写真集の大ヒットの勢いそのままに、田中みな実さんは女優業にも本格進出。今年はドラマ『M 愛すべき人がいて』(テレビ朝日)での怪演が話題になった。インスタを巧みに使ってファン層を拡大し、みな実さんが雑誌やSNSで化粧品などをオススメすると売れる「みな実売れ」という言葉も誕生した。なぜ好かれる存在になったのか、自己分析してもらった。

※日経トレンディ2020年12月号の記事を再構成

田中 みな実さん
フリーアナウンサー、女優
1986年11月23日、米ニューヨーク生まれ。青山学院大学卒業後、2009年にTBSテレビ入社。14年にフリーアナウンサーに転身し、司会業のほか、モデルやタレントとしても活動。17年、雑誌『anan』で見せた肘ブラショットが話題に。19年にドラマ『絶対正義』(東海テレビ)で本格的に女優デビュー。同年『ルパンの娘』『モトカレマニア』(ともにフジテレビ)、『奪い愛、夏』(ABEMA)などのドラマに出演して注目を集め、20年は『M 愛すべき人がいて』(テレビ朝日)での怪演が話題に。初の写真集『Sincerely yours…』(宝島社)は累計発行部数60万部を突破。『有吉ジャポン』(TBS)、『あざとくて何が悪いの?』(テレビ朝日)などでMCを務める

インタビュー前編はこちら

「みな実買い」現象が続々
演技の才能も開花し、女優業に本格進出

――インスタグラムを活用したプロモーションも特徴的でした。

田中みな実さん(以下、田中さん) 「オフショットや動画を使って期間限定インスタをやりたい」という編集者の発案で始まったPRでした。私は一切ノータッチのつもりが、最初だけ投稿用の動画を撮影してほしいと頼まれ、それに付ける文章をチェックしていたら、どこか距離を感じて。この写真集への思いや撮影を通して感じたことは、私にしか表現できないのかもしれない。「やっぱり、私がやる!」と突然申し出て、インスタ生活をスタートさせました。ただ、投稿の仕方やもろもろの仕組みが分からないので、毎日文章と写真を編集者に送って投稿してもらっていました。そういうの苦手。

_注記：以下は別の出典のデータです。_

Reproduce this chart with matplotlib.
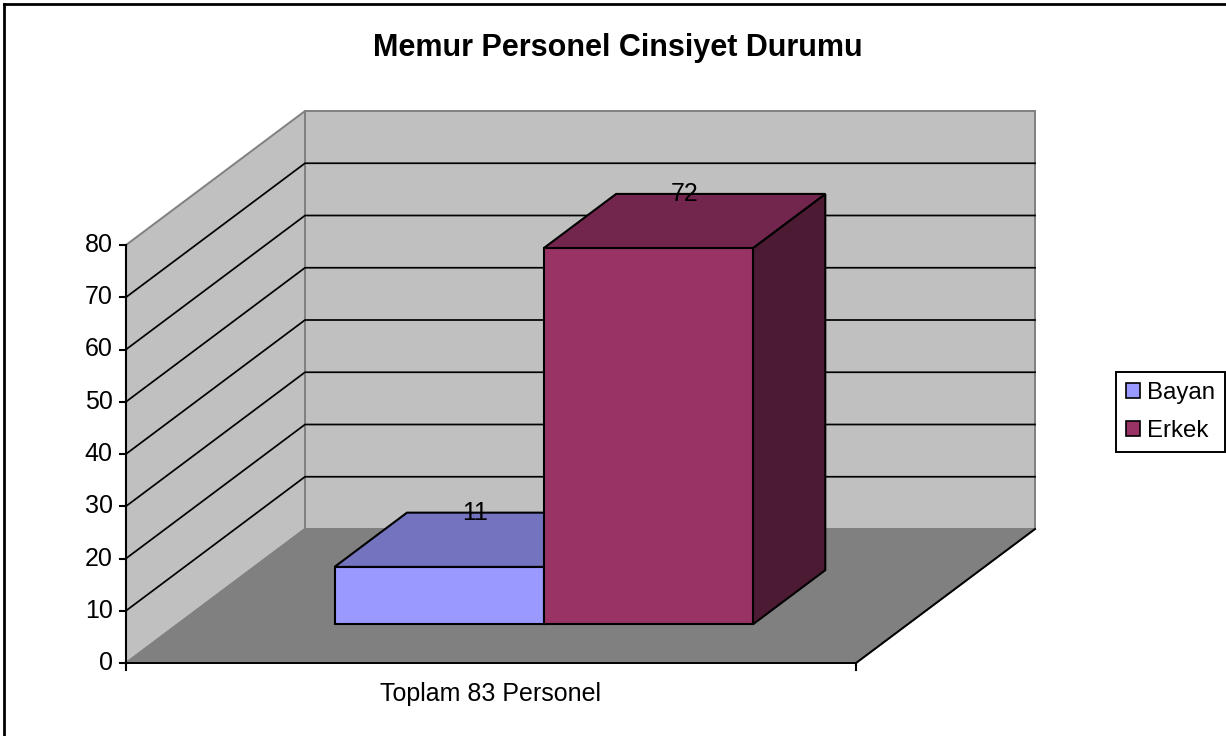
import matplotlib
matplotlib.use("Agg")
import matplotlib.pyplot as plt
from matplotlib.patches import Polygon, Patch
from matplotlib.lines import Line2D

# ---- data ----
title = "Memur Personel Cinsiyet Durumu"
categories = ["Toplam 83 Personel"]
series = ["Bayan", "Erkek"]
values = [11, 72]
yticks = [0, 10, 20, 30, 40, 50, 60, 70, 80]
colors = ["#9999FF", "#993366"]

plt.rcParams['font.family'] = ['Liberation Sans', 'DejaVu Sans']

W, H = 1226, 736
fig = plt.figure(figsize=(W / 100, H / 100), dpi=100)
ax = fig.add_axes([0, 0, 1, 1])
ax.axis('off')

# oblique projection: front plane X in [0,1] (category axis), v in value units, d depth 0..1
PX_X = 730.0          # pixels per X unit
VMAX = yticks[-1]
PX_V = 418.0 / VMAX   # pixels per value unit
ORIG = (126.0, 663.0) # pixel position of X=0, v=0, d=0
DDX = 179.0 / PX_X    # depth shift in X units
DDV = 134.0 / PX_V    # depth shift in value units

ax.set_xlim(-ORIG[0] / PX_X, (W - ORIG[0]) / PX_X)
ax.set_ylim(-(H - ORIG[1]) / PX_V, ORIG[1] / PX_V)


def P(X, v, d):
    return (X + d * DDX, v + d * DDV)


def poly(pts, fc, ec, lw, z):
    ax.add_patch(Polygon(pts, closed=True, facecolor=fc, edgecolor=ec,
                         linewidth=lw, joinstyle='miter', zorder=z))


GRAY_EDGE = "#808080"
# walls
poly([P(0, 0, 1), P(1, 0, 1), P(1, VMAX, 1), P(0, VMAX, 1)], "#C0C0C0", GRAY_EDGE, 1.4, 1)
poly([P(0, 0, 0), P(0, VMAX, 0), P(0, VMAX, 1), P(0, 0, 1)], "#C0C0C0", GRAY_EDGE, 1.4, 1)

# gridlines
for v in yticks[1:-1]:
    xs, ys = zip(P(0, v, 0), P(0, v, 1), P(1, v, 1))
    ax.plot(xs, ys, color="black", lw=1.25, zorder=2)

# floor
poly([P(0, 0, 0), P(1, 0, 0), P(1, 0, 1), P(0, 0, 1)], "#808080", GRAY_EDGE, 1.4, 3)
xs, ys = zip(P(0, 0, 0), P(1, 0, 0), P(1, 0, 1))
ax.plot(xs, ys, color="black", lw=1.4, zorder=3.5)

# bars
bar_w = 0.2865
d0, d1 = 0.288, 0.693
group_left = 0.5015 - bar_w * len(values) / 2
for i, (val, c) in enumerate(zip(values, colors)):
    x0 = group_left + i * bar_w
    x1 = x0 + bar_w
    rgb = matplotlib.colors.to_rgb(c)
    top_c = tuple(0.75 * t for t in rgb)
    side_c = tuple(0.5 * t for t in rgb)
    z = 5 + i
    poly([P(x1, 0, d0), P(x1, 0, d1), P(x1, val, d1), P(x1, val, d0)], side_c, "black", 1.5, z)
    poly([P(x0, val, d0), P(x1, val, d0), P(x1, val, d1), P(x0, val, d1)], top_c, "black", 1.5, z)
    poly([P(x0, 0, d0), P(x1, 0, d0), P(x1, val, d0), P(x0, val, d0)], c, "black", 1.5, z)
    ax.annotate(str(val), P((x0 + x1) / 2, val, (d0 + d1) / 2), xytext=(0, 19.5),
                textcoords='offset points', ha='center', va='center',
                fontsize=18, zorder=10)

# value axis
xs, ys = zip(P(0, 0, 0), P(0, VMAX, 0))
ax.plot(xs, ys, color="black", lw=1.5, zorder=8)
for v in yticks:
    ax.plot([-6 / PX_X, 0], [v, v], color="black", lw=1.5, zorder=8)
    ax.annotate(str(v), (0, v), xytext=(-9.5, 0), textcoords='offset points',
                ha='right', va='center', fontsize=18, zorder=8)

# category axis ticks and label
for X in (0, 1):
    ax.plot([X, X], [0, -7 / PX_V], color="black", lw=1.5, zorder=8)
ax.annotate(categories[0], (0.5, 0), xytext=(0, -22), textcoords='offset points',
            ha='center', va='center', fontsize=18, zorder=8)

# title
fig.text(617.5 / W, 1 - 48 / H, title, ha='center', va='center',
         fontsize=22, fontweight='bold')

# legend
handles = [Patch(facecolor=c, edgecolor='black', linewidth=1.2) for c in colors]
leg = fig.legend(handles, series, loc='center left',
                 bbox_to_anchor=(1116 / W, 1 - 412 / H), fontsize=17.3,
                 frameon=True, fancybox=False, framealpha=1, edgecolor='black',
                 handlelength=0.58, handleheight=0.58, handletextpad=0.33,
                 borderpad=0.4, labelspacing=0.66, borderaxespad=0)
leg.get_frame().set_linewidth(1.4)

# outer border (left and top)
fig.add_artist(Line2D([3.5 / W, 3.5 / W], [0, 1 - 3.5 / H], color='black', lw=2,
                      transform=fig.transFigure))
fig.add_artist(Line2D([3.5 / W, 1], [1 - 3.5 / H, 1 - 3.5 / H], color='black', lw=2,
                      transform=fig.transFigure))

fig.savefig("out.png", dpi=100)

――書店で写真集を手渡しする「お渡し会」にも力を入れていましたね。

田中さん 我が子のように思い入れのある写真集を買ってくれた人たちに会いたい!御礼をしたい! という思いが込み上げて居ても立ってもいられなくなったんです。ポストカードに1枚1枚サインを入れてお渡ししよう! と決めたものの、そのサイン書きが思った以上に大変で、連日「眠いよ~」って泣きながら夜が明けるまでサインをし続けました(笑)。今年1年かけて全国の書店に行こうと計画していたのですが、コロナ禍でかなわず本当に無念。日本各地に何万人もの方が集まってくれて……振り返ると夢のような時間でした。印刷所や製本所の皆さんにもあの光景を見てほしかったなぁ。皆さんが尽力してくださった『Sincerely yours…』がこんなにもたくさんの人たちに支持してもらっているよって。

――昨年から女優業に本格進出されましたが、もともと演技にご興味が?

田中さん いいえ、全く。たまたまオファーをいただいたドラマ『絶対正義』(東海テレビ)への出演をきっかけにちょこちょこお芝居の仕事をやらせていただいています。そのドラマではベッドシーンばかりが取り沙汰されましたが、冒頭のほんの数十秒で、拍子抜けされた方も多いかもしれません。でも、何であれ話題にしてもらえたことで、見てくださる方が少しでも増えたなら、それはそれでよかったのではないかとも思うんです。作中、田中みな実が田中みな実として存在して、ドラマ全体の邪魔になることが最も懸念されたのですが、そういった批判は多くはなかったように思えますし、自身も未熟ながら、そのとき出来得る最大限を発揮できたと思っています。アナウンサーという枠に収まろうとすることが必ずしも正解ではないのかもしれない。求められるところで懸命に応え、見えてくる景色がきっとある…。そう感じました。